Britain voted by 52 percent to 48 percent to leave the European Union at the referendum held after years of animosity over Britain's membership of the EU, which critics saw as being dominated by Brussels, a loss of sovereignty and an inability to control immigration.
However, both Major and Blair have suggested — for different reasons — a second referendum could be called.
Major believes that — although he respects the vote to leave the EU — he thinks there should be a referendum on the terms of any new relationship with Brussels.
Blair, on the other hand, says that many people who voted in the referendum may not have been sure about the consequences of their vote and should be given a second chance to consider the outcome of the negotiations.
Former PMs who refused our country a EU referendum now want a second one- take a hike!— nigelevansRibbleV. (@nigelmp) 25 November 2016
However, a leading campaigner to leave the EU and former deputy speaker of the House of Commons, Nigel Evans told Sputnik:
"The people have spoken after a full and tough referendum campaign. John Major and Tony Blair both took part in that debate and campaigned for Remain. The people voted leave.

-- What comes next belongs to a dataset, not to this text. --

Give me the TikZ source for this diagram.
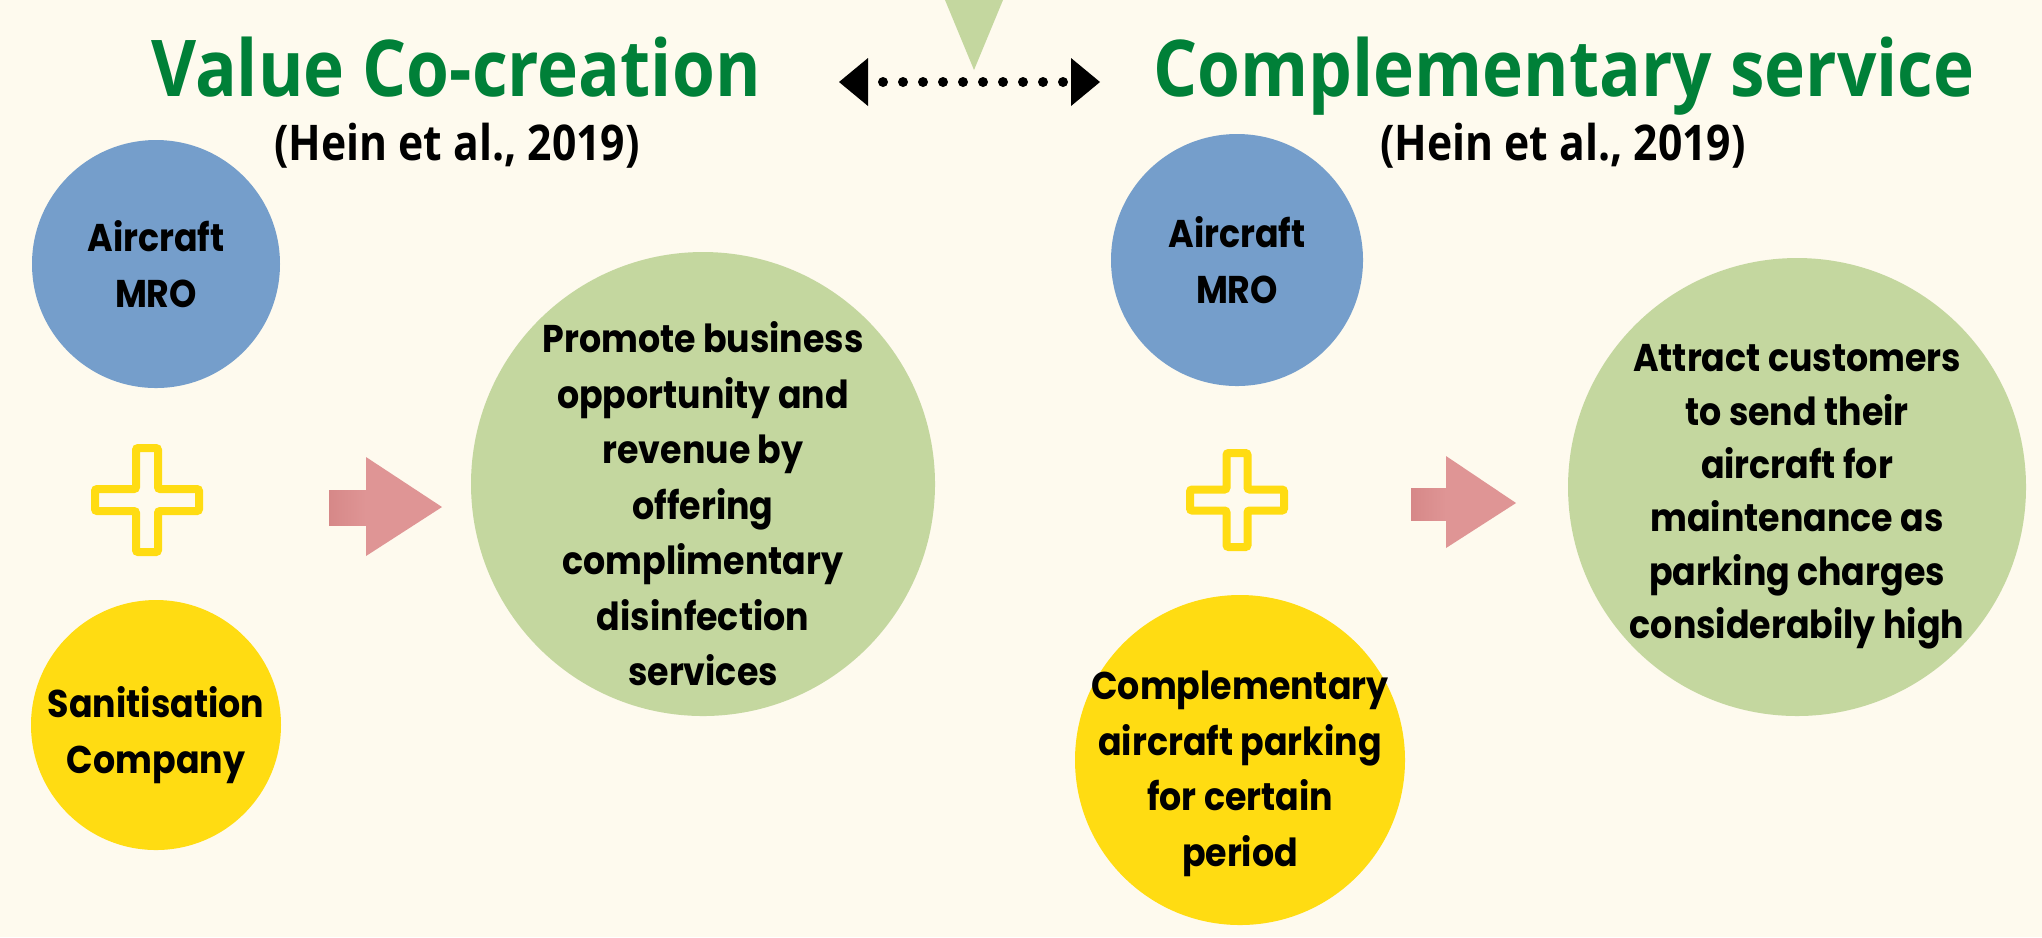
\documentclass[tikz,border=0pt]{standalone}
\usepackage{fontspec}
\setmainfont{Poppins}[FakeStretch=0.9]
\newfontfamily\headfont{Open Sans}[FakeStretch=0.885]
\newfontfamily\citefont{Open Sans}[FakeStretch=0.867]
\usetikzlibrary{arrows.meta}
\definecolor{bgcream}{HTML}{FEFAEE}
\definecolor{headgreen}{HTML}{008038}
\definecolor{mroblue}{HTML}{759ECB}
\definecolor{plusyellow}{HTML}{FFDC12}
\definecolor{leafgreen}{HTML}{C4D79F}
\definecolor{arrowpink}{HTML}{DF9595}
\definecolor{tailpink}{HTML}{D68888}
\tikzset{
    bubble/.style={circle,inner sep=0pt},
    blurb/.style={align=center,font=\bfseries\fontsize{11}{15.8}\selectfont},
    headline/.style={anchor=base,text=headgreen,font=\headfont\bfseries\fontsize{22.3}{26}\selectfont},
    cite/.style={anchor=base,font=\citefont\bfseries\fontsize{14}{17}\selectfont},
    plusmark/.style={draw=plusyellow,line width=0.08cm,rounded corners=0.6pt},
    dotarrow/.style={line width=0.1cm,line cap=round,dash pattern=on 0pt off 0.2cm,dash phase=0.05cm,
        {Triangle[length=0.29cm,width=0.48cm,line width=0pt]}-{Triangle[length=0.29cm,width=0.48cm,line width=0pt]}},
}
\begin{document}
\begin{tikzpicture}
    %% Background
    \fill[bgcream] (0,0) rectangle (20.42,-9.37);
    \useasboundingbox (0,0) rectangle (20.42,-9.37);
    %% Headings
    \node[headline] (titleL) at (4.56,-0.96) {Value Co-creation};
    \node[cite] (heinL) at (4.57,-1.60) {(Hein et al., 2019)};
    \node[headline] (titleR) at (15.64,-0.96) {Complementary service};
    \node[cite] (heinR) at (15.63,-1.60) {(Hein et al., 2019)};
    %% Link between the two
    \fill[leafgreen] (9.45,0) -- (10.03,0) -- (9.74,-0.70) -- cycle;
    \coordinate (linkL) at (8.39,-0.82);
    \coordinate (linkR) at (11.00,-0.82);
    \draw[dotarrow] (linkL) -- (linkR);
    %% Value co-creation
    \node[bubble,blurb,fill=mroblue,minimum size=2.48cm] (mroL) at (1.56,-2.64) {Aircraft\\MRO};
    \draw[plusmark,shift={(1.47,-5.00)}] (0.11,0.52) -- (0.11,0.11) -- (0.52,0.11) -- (0.52,-0.11) -- (0.11,-0.11) -- (0.11,-0.52)
        -- (-0.11,-0.52) -- (-0.11,-0.11) -- (-0.52,-0.11) -- (-0.52,0.11) -- (-0.11,0.11) -- (-0.11,0.52) -- cycle;
    \node[bubble,fill=plusyellow,minimum size=2.50cm] (sanL) at (1.56,-7.25) {};
    \node[blurb] (sanText) at (1.56,-7.35) {Sanitisation\\Company};
    \fill[arrowpink] (3.29,-4.90) -- (3.66,-4.90) -- (3.66,-4.57) -- (4.42,-5.07) -- (3.66,-5.56) -- (3.66,-5.25) -- (3.29,-5.25) -- cycle;
    \shade[left color=tailpink,right color=arrowpink] (3.29,-4.90) rectangle (3.66,-5.25);
    \node[bubble,fill=leafgreen,minimum size=4.64cm] (promo) at (7.03,-4.84) {};
    \node[blurb] (promoText) at (7.03,-5.04) {Promote business\\opportunity and\\revenue by\\offering\\complimentary\\disinfection\\services};
    %% Complementary service
    \node[bubble,blurb,fill=mroblue,minimum size=2.52cm] (mroR) at (12.37,-2.60) {Aircraft\\MRO};
    \draw[plusmark,shift={(12.37,-5.00)}] (0.105,0.47) -- (0.105,0.105) -- (0.47,0.105) -- (0.47,-0.105) -- (0.105,-0.105) -- (0.105,-0.47)
        -- (-0.105,-0.47) -- (-0.105,-0.105) -- (-0.47,-0.105) -- (-0.47,0.105) -- (-0.105,0.105) -- (-0.105,0.47) -- cycle;
    \node[bubble,fill=plusyellow,minimum size=3.30cm] (parkR) at (12.40,-7.60) {};
    \node[blurb] (parkText) at (12.40,-7.74) {Complementary\\aircraft parking\\for certain\\period};
    \fill[arrowpink] (14.11,-4.88) -- (14.46,-4.88) -- (14.46,-4.56) -- (15.16,-5.03) -- (14.46,-5.48) -- (14.46,-5.20) -- (14.11,-5.20) -- cycle;
    \shade[left color=tailpink,right color=arrowpink] (14.11,-4.88) rectangle (14.46,-5.20);
    \node[bubble,fill=leafgreen,minimum size=4.58cm] (attract) at (17.97,-4.87) {};
    \node[blurb,font=\bfseries\fontsize{11}{15.2}\selectfont] (attractText) at (17.97,-4.97) {Attract customers\\to send their\\aircraft for\\maintenance as\\parking charges\\considerabily high};
\end{tikzpicture}
\end{document}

"They both refused to give the people a vote on any aspect of EU integration during their time as PM. The UK ended up being deeper in the EU project thanks to their approach; this development was rejected by the people.It was a clear result and the people voted to leave and that is what Theresa May is respecting. It's called democracy and it is the very essence of this which is now under attack by this campaign to flout the clear wishes of the people to be out of the EU," Evans told Sputnik.
Blair argued, in the New Statesman magazine, that Brexit could be halted.
"It can be stopped if the British people decide that, having seen what it means, the pain-gain cost-benefit analysis doesn't stack up. And that can happen in one of two ways. I'm not saying it will [be stopped], by the way, but it could. I'm just saying: until you see what it means, how do you know?" said Blair.
Major — as prime minister and leader of the Conservatives — was responsible for signing the Maastricht Treaty, which considerably changed the landscape of the European Union. Blair, meanwhile, signed the Treaty of Lisbon, which also made extensive amendments to the EU.
Major never backed a referendum over Maastricht, but Blair did — over Lisbon — but cancelled it when France and the Netherlands rejected the treaty, leading the European Council to sign it into existence without further referendums.